After the nuclear disaster of Fukushima and the discussion of related acceptance questions for renewable energy supply and power grid expansions, the call for more direct and comprehensive public involvement is heard. This includes, amongst others, instruments of direct democracy such as initiative and referendum.
The planned symposium shall address the question of environmental relevance of decisions being made by the use of direct democracy. With an increasing number of countries allowing for means of direct democracy and with a rising number of decisions being made at the ballot box the question what impacts these decisions have on the environment gains importance. Some of the questions at issue are:

  • Do decisions being made by means of direct democracy support the achievement of environmental policy objectives or do they in contrast sometimes even hinder?

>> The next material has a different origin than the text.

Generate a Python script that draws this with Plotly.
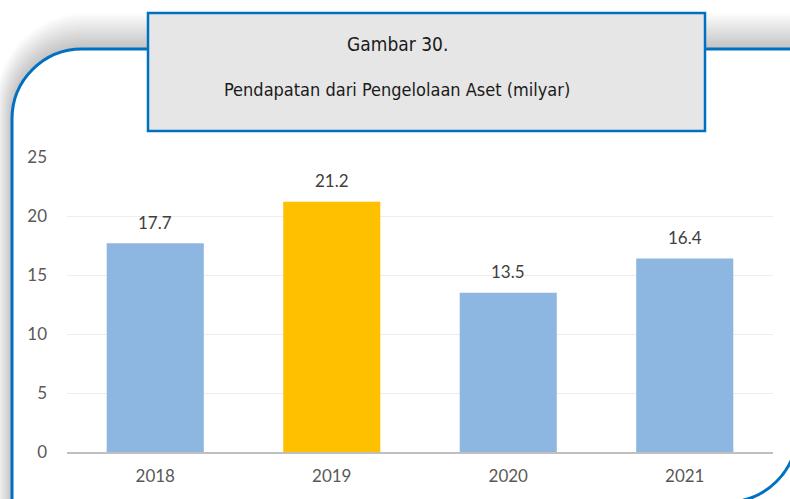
import plotly.graph_objects as go

years = ["2018", "2019", "2020", "2021"]
values = [17.7, 21.2, 13.5, 16.4]
bar_colors = ["#8DB6E1", "#FFC000", "#8DB6E1", "#8DB6E1"]
value_labels = ["17.7", "21.2", "13.5", "16.4"]
title_line1 = "Gambar 30."
title_line2 = "Pendapatan dari Pengelolaan Aset (milyar)"

W, H = 790, 499
ML, MR, MT, MB = 67, 17, 157, 47
PW, PH = W - ML - MR, H - MT - MB


def px(x):
    return (x - ML) / PW


def py(y):
    return (H - MB - y) / PH


def frame_path(x0, y0, x1, y1, r):
    k = 0.5523 * r
    pts = [
        ("M", [(x0 + r, y0)]),
        ("L", [(x1, y0)]),
        ("L", [(x1, y1 - r)]),
        ("C", [(x1, y1 - r + k), (x1 - r + k, y1), (x1 - r, y1)]),
        ("L", [(x0, y1)]),
        ("L", [(x0, y0 + r)]),
        ("C", [(x0, y0 + r - k), (x0 + r - k, y0), (x0 + r, y0)]),
    ]
    s = ""
    for cmd, ps in pts:
        s += cmd + " " + " ".join(f"{px(a):.5f},{py(b):.5f}" for a, b in ps) + " "
    return s + "Z"


fig = go.Figure()
fig.add_trace(go.Bar(
    x=years, y=values, marker=dict(color=bar_colors, line=dict(width=0)),
    width=0.55, hoverinfo="skip", showlegend=False,
))

shapes = []
# shadow layers
for k in range(20, 0, -1):
    shapes.append(dict(
        type="path", xref="paper", yref="paper", layer="below",
        path=frame_path(12 - k * 0.8, 49 - k * 1.8, 797 + k * 0.3, 502 + k * 0.3, 70 + k),
        fillcolor="rgba(0,0,0,0.011)", line=dict(width=0),
    ))
shapes.append(dict(
    type="path", xref="paper", yref="paper", layer="below",
    path=frame_path(12, 49, 797, 502, 70),
    fillcolor="white", line=dict(color="#0070C0", width=3),
))
# title box
shapes.append(dict(
    type="rect", xref="paper", yref="paper", layer="above",
    x0=px(148), x1=px(705), y0=py(13), y1=py(131),
    fillcolor="#E6E6E6", line=dict(color="#0070C0", width=2.5),
))

TF = "DejaVu Sans Condensed, Liberation Sans Narrow, sans-serif"
LF = "Lato, Open Sans, sans-serif"
annotations = [
    dict(xref="paper", yref="paper", x=px(397), y=py(44), text=title_line1,
         xanchor="center", yanchor="middle",
         showarrow=False, font=dict(family=TF, size=19, color="#1a1a1a")),
    dict(xref="paper", yref="paper", x=px(397), y=py(89), text=title_line2,
         xanchor="center", yanchor="middle",
         showarrow=False, font=dict(family=TF, size=18, color="#1a1a1a")),
]
for i, (v, lab) in enumerate(zip(values, value_labels)):
    annotations.append(dict(
        x=i, y=v, xref="x", yref="y", text=lab, showarrow=False,
        xanchor="center", yanchor="middle",
        yshift=21, font=dict(family=LF, size=17, color="#404040"),
    ))

fig.update_layout(
    width=W, height=H,
    margin=dict(l=ML, r=MR, t=MT, b=MB, pad=0),
    paper_bgcolor="white", plot_bgcolor="rgba(0,0,0,0)",
    shapes=shapes, annotations=annotations,
    xaxis=dict(type="category", range=[-0.5, len(years) - 0.5], showgrid=False,
               showline=True, linecolor="#BFBFBF", linewidth=1.5,
               ticks="", tickfont=dict(family=LF, size=17, color="#595959"),
               ticklabelstandoff=8, fixedrange=True),
    yaxis=dict(range=[0, 25], dtick=5, showgrid=True, gridcolor="#EDEDED", gridwidth=1,
               zeroline=False, showline=False, ticks="",
               tickfont=dict(family=LF, size=17, color="#595959"),
               ticklabelstandoff=19, fixedrange=True),
)

fig.write_html("out.html", config={"displayModeBar": False},
               post_script="document.body.style.margin='0';document.body.style.overflow='hidden';")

  • What is the intention behind using means of direct democracy in decision-making on environmentally relevant topics (initiating/supporting, preventive)?
  • Does direct democracy lead to compromises which result in harmony amongst involved stakeholders but include tradeoffs and negative effects for the environment?

While a large body of research and literature exists on various aspects of direct democracy the effect on the environment has rarely been studied. Only few scholars in particular in the US have addressed certain aspects of this topic so far. However, a comprehensive focus on the possible “instrumental” and “educative” effects (Smith & Tolbert 2007) impacting the environment is missing.
Thus, the symposium is intended to provide a forum for exchange of scientists from various disciplines and countries discussing the relation of direct democracy and the environment and identifying promising future research hypotheses.